Records for the exercise
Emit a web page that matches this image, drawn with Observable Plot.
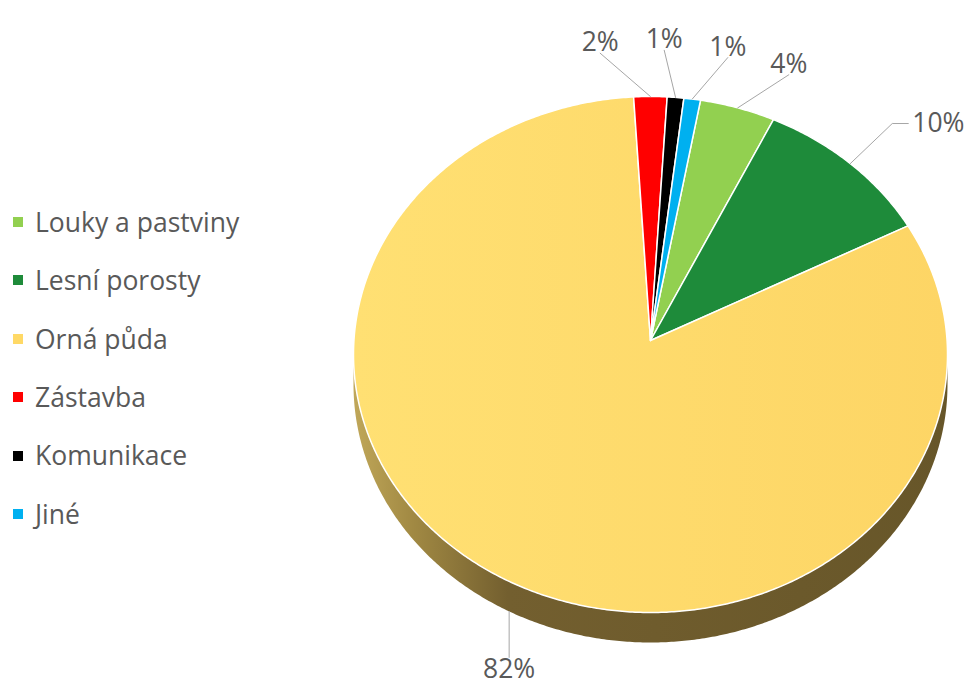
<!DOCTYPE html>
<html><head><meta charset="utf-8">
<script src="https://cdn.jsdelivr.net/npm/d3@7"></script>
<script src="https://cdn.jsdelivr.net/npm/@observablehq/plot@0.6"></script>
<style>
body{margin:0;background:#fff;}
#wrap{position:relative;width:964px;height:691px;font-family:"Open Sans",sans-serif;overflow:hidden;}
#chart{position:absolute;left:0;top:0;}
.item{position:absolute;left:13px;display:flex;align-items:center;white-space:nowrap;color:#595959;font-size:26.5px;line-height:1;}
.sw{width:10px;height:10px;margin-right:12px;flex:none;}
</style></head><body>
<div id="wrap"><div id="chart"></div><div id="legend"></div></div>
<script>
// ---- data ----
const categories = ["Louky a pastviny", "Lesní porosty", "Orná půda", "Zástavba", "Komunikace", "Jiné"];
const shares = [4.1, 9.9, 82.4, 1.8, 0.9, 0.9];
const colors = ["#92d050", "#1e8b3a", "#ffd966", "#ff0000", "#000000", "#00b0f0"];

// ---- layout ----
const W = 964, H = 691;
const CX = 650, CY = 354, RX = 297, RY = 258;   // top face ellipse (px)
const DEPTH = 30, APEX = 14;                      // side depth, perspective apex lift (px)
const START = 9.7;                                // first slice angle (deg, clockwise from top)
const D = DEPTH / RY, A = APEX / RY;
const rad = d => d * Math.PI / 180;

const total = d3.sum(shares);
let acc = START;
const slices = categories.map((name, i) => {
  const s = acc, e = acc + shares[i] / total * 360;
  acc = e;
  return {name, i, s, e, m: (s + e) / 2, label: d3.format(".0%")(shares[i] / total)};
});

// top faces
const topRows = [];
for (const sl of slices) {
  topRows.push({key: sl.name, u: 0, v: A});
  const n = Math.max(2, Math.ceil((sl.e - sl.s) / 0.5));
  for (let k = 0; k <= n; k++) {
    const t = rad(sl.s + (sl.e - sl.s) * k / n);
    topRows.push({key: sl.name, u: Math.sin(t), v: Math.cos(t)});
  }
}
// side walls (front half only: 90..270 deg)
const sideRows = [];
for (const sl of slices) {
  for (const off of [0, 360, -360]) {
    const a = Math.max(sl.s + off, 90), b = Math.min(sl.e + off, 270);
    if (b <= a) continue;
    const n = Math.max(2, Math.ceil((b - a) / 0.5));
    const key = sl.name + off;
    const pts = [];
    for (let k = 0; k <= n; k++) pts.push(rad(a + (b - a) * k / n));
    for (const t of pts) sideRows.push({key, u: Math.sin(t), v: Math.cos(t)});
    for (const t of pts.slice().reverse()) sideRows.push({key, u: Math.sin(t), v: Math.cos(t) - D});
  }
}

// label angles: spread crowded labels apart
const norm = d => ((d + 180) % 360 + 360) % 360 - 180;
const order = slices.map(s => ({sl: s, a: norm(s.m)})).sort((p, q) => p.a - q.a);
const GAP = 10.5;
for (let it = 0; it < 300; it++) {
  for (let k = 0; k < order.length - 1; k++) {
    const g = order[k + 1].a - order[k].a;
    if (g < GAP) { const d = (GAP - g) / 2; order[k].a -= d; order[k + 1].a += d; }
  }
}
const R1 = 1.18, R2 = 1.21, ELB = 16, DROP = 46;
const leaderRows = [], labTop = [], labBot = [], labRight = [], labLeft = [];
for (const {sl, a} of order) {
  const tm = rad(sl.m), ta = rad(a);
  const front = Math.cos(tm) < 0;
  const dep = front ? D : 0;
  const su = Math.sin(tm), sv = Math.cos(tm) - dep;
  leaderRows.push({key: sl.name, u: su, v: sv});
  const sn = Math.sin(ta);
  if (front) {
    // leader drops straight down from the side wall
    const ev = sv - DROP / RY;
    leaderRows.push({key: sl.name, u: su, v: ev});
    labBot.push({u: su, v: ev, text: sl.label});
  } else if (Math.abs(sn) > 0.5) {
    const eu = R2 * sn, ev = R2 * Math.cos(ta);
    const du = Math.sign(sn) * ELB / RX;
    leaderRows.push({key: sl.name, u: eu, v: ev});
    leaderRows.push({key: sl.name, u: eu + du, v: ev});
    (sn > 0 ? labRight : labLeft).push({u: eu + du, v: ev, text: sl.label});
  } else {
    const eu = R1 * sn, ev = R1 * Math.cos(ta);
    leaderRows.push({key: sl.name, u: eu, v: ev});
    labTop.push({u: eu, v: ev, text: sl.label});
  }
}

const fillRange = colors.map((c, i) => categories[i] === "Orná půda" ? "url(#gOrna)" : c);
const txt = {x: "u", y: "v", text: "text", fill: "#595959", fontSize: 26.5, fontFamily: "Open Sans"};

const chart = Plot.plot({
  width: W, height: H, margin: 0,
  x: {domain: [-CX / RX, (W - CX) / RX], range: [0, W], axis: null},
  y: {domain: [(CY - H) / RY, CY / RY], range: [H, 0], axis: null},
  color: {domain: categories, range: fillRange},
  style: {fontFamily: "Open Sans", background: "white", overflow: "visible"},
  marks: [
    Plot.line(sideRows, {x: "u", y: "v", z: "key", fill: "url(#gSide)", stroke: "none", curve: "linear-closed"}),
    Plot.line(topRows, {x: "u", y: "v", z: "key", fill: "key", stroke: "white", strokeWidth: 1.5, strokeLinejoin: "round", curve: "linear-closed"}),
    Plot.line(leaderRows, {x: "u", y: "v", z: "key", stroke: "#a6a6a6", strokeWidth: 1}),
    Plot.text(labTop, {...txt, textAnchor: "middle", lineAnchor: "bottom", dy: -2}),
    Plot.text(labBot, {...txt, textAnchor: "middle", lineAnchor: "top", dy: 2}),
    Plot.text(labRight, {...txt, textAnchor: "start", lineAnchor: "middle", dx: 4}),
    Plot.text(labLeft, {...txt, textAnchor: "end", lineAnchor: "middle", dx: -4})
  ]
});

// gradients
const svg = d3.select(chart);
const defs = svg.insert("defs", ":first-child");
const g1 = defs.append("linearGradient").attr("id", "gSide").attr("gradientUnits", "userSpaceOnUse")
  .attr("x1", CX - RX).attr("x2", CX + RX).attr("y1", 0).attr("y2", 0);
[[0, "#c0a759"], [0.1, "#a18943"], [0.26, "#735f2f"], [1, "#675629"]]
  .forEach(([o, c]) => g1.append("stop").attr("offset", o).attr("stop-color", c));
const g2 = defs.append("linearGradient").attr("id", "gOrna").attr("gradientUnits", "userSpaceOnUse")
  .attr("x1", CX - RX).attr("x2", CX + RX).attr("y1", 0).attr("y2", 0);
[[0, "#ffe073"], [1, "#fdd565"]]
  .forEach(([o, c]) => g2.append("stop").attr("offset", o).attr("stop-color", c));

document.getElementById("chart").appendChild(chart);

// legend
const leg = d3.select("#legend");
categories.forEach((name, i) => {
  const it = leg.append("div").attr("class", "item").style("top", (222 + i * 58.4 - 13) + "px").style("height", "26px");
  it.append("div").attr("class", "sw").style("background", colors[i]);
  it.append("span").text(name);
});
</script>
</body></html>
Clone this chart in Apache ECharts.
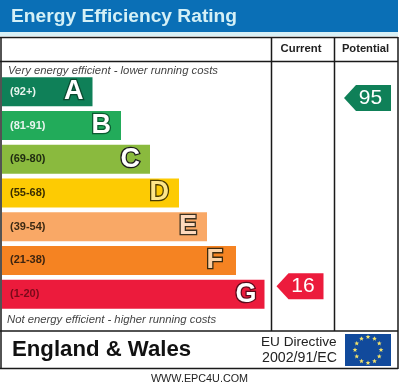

Written request
Each record above should come back exactly the same, only without its pictures.

Task response
Emit a web page that matches this image, drawn with Observable Plot.
<!DOCTYPE html>
<html><head><meta charset="utf-8">
<script src="https://cdn.jsdelivr.net/npm/d3@7"></script>
<script src="https://cdn.jsdelivr.net/npm/@observablehq/plot@0.6"></script>
<style>
body{margin:0;background:#fff;}
#wrap{position:relative;width:964px;height:691px;font-family:"Open Sans",sans-serif;overflow:hidden;}
#chart{position:absolute;left:0;top:0;}
.item{position:absolute;left:13px;display:flex;align-items:center;white-space:nowrap;color:#595959;font-size:26.5px;line-height:1;}
.sw{width:10px;height:10px;margin-right:12px;flex:none;}
</style></head><body>
<div id="wrap"><div id="chart"></div><div id="legend"></div></div>
<script>
// ---- data ----
const categories = ["Louky a pastviny", "Lesní porosty", "Orná půda", "Zástavba", "Komunikace", "Jiné"];
const shares = [4.1, 9.9, 82.4, 1.8, 0.9, 0.9];
const colors = ["#92d050", "#1e8b3a", "#ffd966", "#ff0000", "#000000", "#00b0f0"];

// ---- layout ----
const W = 964, H = 691;
const CX = 650, CY = 354, RX = 297, RY = 258;   // top face ellipse (px)
const DEPTH = 30, APEX = 14;                      // side depth, perspective apex lift (px)
const START = 9.7;                                // first slice angle (deg, clockwise from top)
const D = DEPTH / RY, A = APEX / RY;
const rad = d => d * Math.PI / 180;

const total = d3.sum(shares);
let acc = START;
const slices = categories.map((name, i) => {
  const s = acc, e = acc + shares[i] / total * 360;
  acc = e;
  return {name, i, s, e, m: (s + e) / 2, label: d3.format(".0%")(shares[i] / total)};
});

// top faces
const topRows = [];
for (const sl of slices) {
  topRows.push({key: sl.name, u: 0, v: A});
  const n = Math.max(2, Math.ceil((sl.e - sl.s) / 0.5));
  for (let k = 0; k <= n; k++) {
    const t = rad(sl.s + (sl.e - sl.s) * k / n);
    topRows.push({key: sl.name, u: Math.sin(t), v: Math.cos(t)});
  }
}
// side walls (front half only: 90..270 deg)
const sideRows = [];
for (const sl of slices) {
  for (const off of [0, 360, -360]) {
    const a = Math.max(sl.s + off, 90), b = Math.min(sl.e + off, 270);
    if (b <= a) continue;
    const n = Math.max(2, Math.ceil((b - a) / 0.5));
    const key = sl.name + off;
    const pts = [];
    for (let k = 0; k <= n; k++) pts.push(rad(a + (b - a) * k / n));
    for (const t of pts) sideRows.push({key, u: Math.sin(t), v: Math.cos(t)});
    for (const t of pts.slice().reverse()) sideRows.push({key, u: Math.sin(t), v: Math.cos(t) - D});
  }
}

// label angles: spread crowded labels apart
const norm = d => ((d + 180) % 360 + 360) % 360 - 180;
const order = slices.map(s => ({sl: s, a: norm(s.m)})).sort((p, q) => p.a - q.a);
const GAP = 10.5;
for (let it = 0; it < 300; it++) {
  for (let k = 0; k < order.length - 1; k++) {
    const g = order[k + 1].a - order[k].a;
    if (g < GAP) { const d = (GAP - g) / 2; order[k].a -= d; order[k + 1].a += d; }
  }
}
const R1 = 1.18, R2 = 1.21, ELB = 16, DROP = 46;
const leaderRows = [], labTop = [], labBot = [], labRight = [], labLeft = [];
for (const {sl, a} of order) {
  const tm = rad(sl.m), ta = rad(a);
  const front = Math.cos(tm) < 0;
  const dep = front ? D : 0;
  const su = Math.sin(tm), sv = Math.cos(tm) - dep;
  leaderRows.push({key: sl.name, u: su, v: sv});
  const sn = Math.sin(ta);
  if (front) {
    // leader drops straight down from the side wall
    const ev = sv - DROP / RY;
    leaderRows.push({key: sl.name, u: su, v: ev});
    labBot.push({u: su, v: ev, text: sl.label});
  } else if (Math.abs(sn) > 0.5) {
    const eu = R2 * sn, ev = R2 * Math.cos(ta);
    const du = Math.sign(sn) * ELB / RX;
    leaderRows.push({key: sl.name, u: eu, v: ev});
    leaderRows.push({key: sl.name, u: eu + du, v: ev});
    (sn > 0 ? labRight : labLeft).push({u: eu + du, v: ev, text: sl.label});
  } else {
    const eu = R1 * sn, ev = R1 * Math.cos(ta);
    leaderRows.push({key: sl.name, u: eu, v: ev});
    labTop.push({u: eu, v: ev, text: sl.label});
  }
}

const fillRange = colors.map((c, i) => categories[i] === "Orná půda" ? "url(#gOrna)" : c);
const txt = {x: "u", y: "v", text: "text", fill: "#595959", fontSize: 26.5, fontFamily: "Open Sans"};

const chart = Plot.plot({
  width: W, height: H, margin: 0,
  x: {domain: [-CX / RX, (W - CX) / RX], range: [0, W], axis: null},
  y: {domain: [(CY - H) / RY, CY / RY], range: [H, 0], axis: null},
  color: {domain: categories, range: fillRange},
  style: {fontFamily: "Open Sans", background: "white", overflow: "visible"},
  marks: [
    Plot.line(sideRows, {x: "u", y: "v", z: "key", fill: "url(#gSide)", stroke: "none", curve: "linear-closed"}),
    Plot.line(topRows, {x: "u", y: "v", z: "key", fill: "key", stroke: "white", strokeWidth: 1.5, strokeLinejoin: "round", curve: "linear-closed"}),
    Plot.line(leaderRows, {x: "u", y: "v", z: "key", stroke: "#a6a6a6", strokeWidth: 1}),
    Plot.text(labTop, {...txt, textAnchor: "middle", lineAnchor: "bottom", dy: -2}),
    Plot.text(labBot, {...txt, textAnchor: "middle", lineAnchor: "top", dy: 2}),
    Plot.text(labRight, {...txt, textAnchor: "start", lineAnchor: "middle", dx: 4}),
    Plot.text(labLeft, {...txt, textAnchor: "end", lineAnchor: "middle", dx: -4})
  ]
});

// gradients
const svg = d3.select(chart);
const defs = svg.insert("defs", ":first-child");
const g1 = defs.append("linearGradient").attr("id", "gSide").attr("gradientUnits", "userSpaceOnUse")
  .attr("x1", CX - RX).attr("x2", CX + RX).attr("y1", 0).attr("y2", 0);
[[0, "#c0a759"], [0.1, "#a18943"], [0.26, "#735f2f"], [1, "#675629"]]
  .forEach(([o, c]) => g1.append("stop").attr("offset", o).attr("stop-color", c));
const g2 = defs.append("linearGradient").attr("id", "gOrna").attr("gradientUnits", "userSpaceOnUse")
  .attr("x1", CX - RX).attr("x2", CX + RX).attr("y1", 0).attr("y2", 0);
[[0, "#ffe073"], [1, "#fdd565"]]
  .forEach(([o, c]) => g2.append("stop").attr("offset", o).attr("stop-color", c));

document.getElementById("chart").appendChild(chart);

// legend
const leg = d3.select("#legend");
categories.forEach((name, i) => {
  const it = leg.append("div").attr("class", "item").style("top", (222 + i * 58.4 - 13) + "px").style("height", "26px");
  it.append("div").attr("class", "sw").style("background", colors[i]);
  it.append("span").text(name);
});
</script>
</body></html>
Clone this chart in Apache ECharts.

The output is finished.